Information shown =

▽

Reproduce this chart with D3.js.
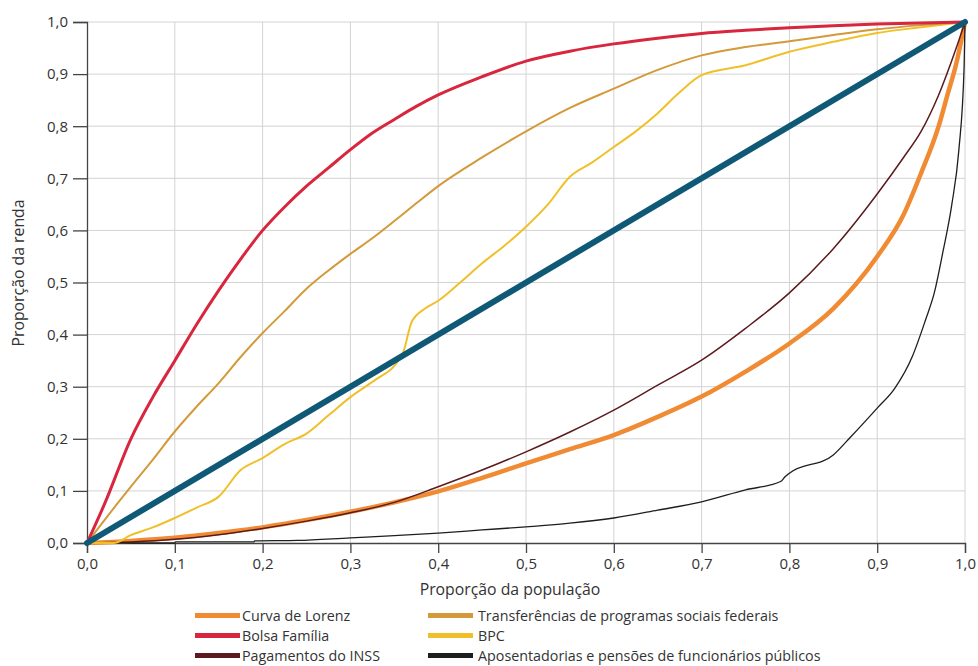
<!DOCTYPE html>
<html>
<head>
<meta charset="utf-8">
<script src="https://cdn.jsdelivr.net/npm/d3@7"></script>
<style>
  body { margin: 0; background: #fff; }
  svg text { font-family: "Open Sans", "Noto Sans", sans-serif; fill: #333; }
</style>
</head>
<body>
<div id="chart"></div>
<script>
// tick values
let ticks = [0, 0.1, 0.2, 0.3, 0.4, 0.5, 0.6, 0.7, 0.8, 0.9, 1.0];

// series, [proporção da população, proporção da renda]
let lorenz = [[0,0],[0.05,0.004],[0.1,0.01],[0.15,0.019],[0.2,0.03],[0.25,0.044],[0.3,0.06],[0.35,0.078],[0.4,0.099],[0.45,0.125],[0.5,0.153],[0.55,0.18],[0.6,0.207],[0.65,0.242],[0.7,0.281],[0.75,0.329],[0.8,0.383],[0.85,0.45],[0.9,0.55],[0.93,0.63],[0.95,0.71],[0.97,0.80],[0.98,0.86],[0.99,0.92],[1,1]];

let bolsa = [[0,0],[0.02,0.075],[0.05,0.2],[0.075,0.28],[0.1,0.35],[0.125,0.42],[0.15,0.485],[0.175,0.545],[0.2,0.6],[0.225,0.645],[0.25,0.685],[0.275,0.72],[0.3,0.755],[0.325,0.787],[0.35,0.813],[0.375,0.838],[0.4,0.86],[0.45,0.895],[0.5,0.925],[0.55,0.944],[0.6,0.958],[0.65,0.969],[0.7,0.978],[0.75,0.984],[0.8,0.989],[0.85,0.993],[0.9,0.996],[0.95,0.998],[1,1]];

let inss = [[0,0],[0.05,0.002],[0.1,0.007],[0.15,0.016],[0.2,0.028],[0.25,0.042],[0.3,0.058],[0.35,0.078],[0.4,0.108],[0.45,0.14],[0.5,0.175],[0.55,0.213],[0.6,0.255],[0.65,0.303],[0.7,0.351],[0.75,0.412],[0.8,0.48],[0.85,0.565],[0.9,0.67],[0.93,0.74],[0.95,0.79],[0.97,0.86],[0.99,0.95],[1,1]];

let transferencias = [[0,0],[0.025,0.055],[0.05,0.108],[0.075,0.16],[0.1,0.214],[0.125,0.262],[0.15,0.307],[0.175,0.357],[0.2,0.403],[0.225,0.445],[0.25,0.488],[0.275,0.523],[0.3,0.555],[0.325,0.585],[0.35,0.618],[0.375,0.652],[0.4,0.685],[0.45,0.74],[0.5,0.79],[0.55,0.835],[0.6,0.872],[0.65,0.908],[0.7,0.936],[0.75,0.952],[0.8,0.963],[0.85,0.975],[0.9,0.986],[0.95,0.994],[1,1]];

let bpc = [[0,0],[0.03,0],[0.05,0.015],[0.075,0.03],[0.1,0.048],[0.125,0.068],[0.15,0.089],[0.175,0.14],[0.2,0.163],[0.225,0.19],[0.25,0.21],[0.275,0.245],[0.3,0.28],[0.33,0.315],[0.35,0.34],[0.36,0.365],[0.37,0.425],[0.385,0.45],[0.4,0.465],[0.425,0.5],[0.45,0.537],[0.475,0.57],[0.5,0.607],[0.525,0.65],[0.55,0.703],[0.575,0.73],[0.6,0.76],[0.625,0.79],[0.65,0.825],[0.675,0.865],[0.7,0.898],[0.75,0.917],[0.8,0.943],[0.85,0.962],[0.9,0.979],[0.95,0.99],[1,1]];

let aposentadorias = [[0,0],[0.1,0],[0.101,0.002],[0.19,0.002],[0.191,0.004],[0.24,0.005],[0.3,0.01],[0.35,0.014],[0.4,0.019],[0.45,0.025],[0.5,0.031],[0.55,0.038],[0.6,0.048],[0.65,0.063],[0.7,0.079],[0.75,0.102],[0.79,0.118],[0.795,0.127],[0.8,0.134],[0.85,0.169],[0.87,0.204],[0.9,0.259],[0.92,0.297],[0.94,0.358],[0.955,0.428],[0.965,0.48],[0.975,0.56],[0.985,0.65],[0.993,0.754],[0.999,0.914],[1,1]];

let igualdade = [[0,0],[1,1]];

// drawing order: bottom first
let series = [
    {name: "Curva de Lorenz", data: lorenz, color: "#F08A33", width: 4.5},
    {name: "Pagamentos do INSS", data: inss, color: "#5B1A1E", width: 1.5},
    {name: "Aposentadorias e pensões de funcionários públicos", data: aposentadorias, color: "#1e1e1e", width: 1.3},
    {name: "BPC", data: bpc, color: "#F0C02A", width: 2},
    {name: "Transferências de programas sociais federais", data: transferencias, color: "#D49A3A", width: 2},
    {name: "Bolsa Família", data: bolsa, color: "#D7263D", width: 3},
    {name: "igualdade", data: igualdade, color: "#0F5876", width: 6}
];

// legend order (two columns)
let legendItems = ["Curva de Lorenz", "Bolsa Família", "Pagamentos do INSS",
    "Transferências de programas sociais federais", "BPC", "Aposentadorias e pensões de funcionários públicos"];

let margin = {top: 22, right: 13, bottom: 123, left: 87};
let width = 978 - margin.left - margin.right;
let height = 666 - margin.top - margin.bottom;

let svg = d3.select("#chart").append("svg")
    .attr("width", 978)
    .attr("height", 666);

let g = svg.append("g")
    .attr("transform", `translate(${margin.left}, ${margin.top})`);

let x = d3.scaleLinear().domain([0, 1]).range([0, width]);
let y = d3.scaleLinear().domain([0, 1]).range([height, 0]);

let fmt = d => d3.format(".1f")(d).replace(".", ",");

// grid
g.append("g").selectAll("line")
    .data(ticks.slice(1))
    .enter().append("line")
    .attr("x1", d => x(d)).attr("x2", d => x(d))
    .attr("y1", 0).attr("y2", height)
    .attr("stroke", "#d3d3d3").attr("stroke-width", 1);

g.append("g").selectAll("line")
    .data(ticks.slice(1))
    .enter().append("line")
    .attr("x1", 0).attr("x2", width)
    .attr("y1", d => y(d)).attr("y2", d => y(d))
    .attr("stroke", "#d3d3d3").attr("stroke-width", 1);

// axes
let xAxis = d3.axisBottom(x).tickValues(ticks).tickFormat(fmt).tickSize(10).tickPadding(5);
let yAxis = d3.axisLeft(y).tickValues(ticks).tickFormat(fmt).tickSize(14).tickPadding(5);

let xg = g.append("g").attr("transform", `translate(0, ${height})`).call(xAxis);
let yg = g.append("g").call(yAxis);

[xg, yg].forEach(a => {
    a.select(".domain").attr("stroke", "#444").attr("stroke-width", 1.3);
    a.selectAll(".tick line").attr("stroke", "#444").attr("stroke-width", 1.3);
    a.selectAll(".tick text").style("font-size", "15px").attr("fill", "#333");
});

// lines
let line = d3.line()
    .x(d => x(d[0]))
    .y(d => y(d[1]))
    .curve(d3.curveMonotoneX);

g.selectAll(".serie")
    .data(series)
    .enter().append("path")
    .attr("class", "serie")
    .attr("d", d => line(d.data))
    .attr("fill", "none")
    .attr("stroke", d => d.color)
    .attr("stroke-width", d => d.width)
    .attr("stroke-linejoin", "round")
    .attr("stroke-linecap", "round");

// axis titles
svg.append("text")
    .attr("x", 510).attr("y", 595)
    .attr("text-anchor", "middle")
    .style("font-size", "15.8px")
    .text("Proporção da população");

svg.append("text")
    .attr("transform", "translate(24, 273) rotate(-90)")
    .attr("text-anchor", "middle")
    .style("font-size", "15.8px")
    .text("Proporção da renda");

// legend
let legend = svg.append("g");
legendItems.forEach((name, i) => {
    let s = series.find(d => d.name === name);
    let col = Math.floor(i / 3);
    let row = i % 3;
    let lx = col === 0 ? 195 : 428;
    let ly = 615.5 + row * 20;
    legend.append("line")
        .attr("x1", lx).attr("x2", lx + 45)
        .attr("y1", ly).attr("y2", ly)
        .attr("stroke", s.color).attr("stroke-width", 5);
    legend.append("text")
        .attr("x", lx + (col === 0 ? 47 : 50)).attr("y", ly + 5)
        .style("font-size", "14.3px")
        .text(name);
});
</script>
</body>
</html>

△

Goal of the exercise = Only lines with the word "chart" should be collected from the material.

The solution =
Reproduce this chart with D3.js.
<div id="chart"></div>
let svg = d3.select("#chart").append("svg")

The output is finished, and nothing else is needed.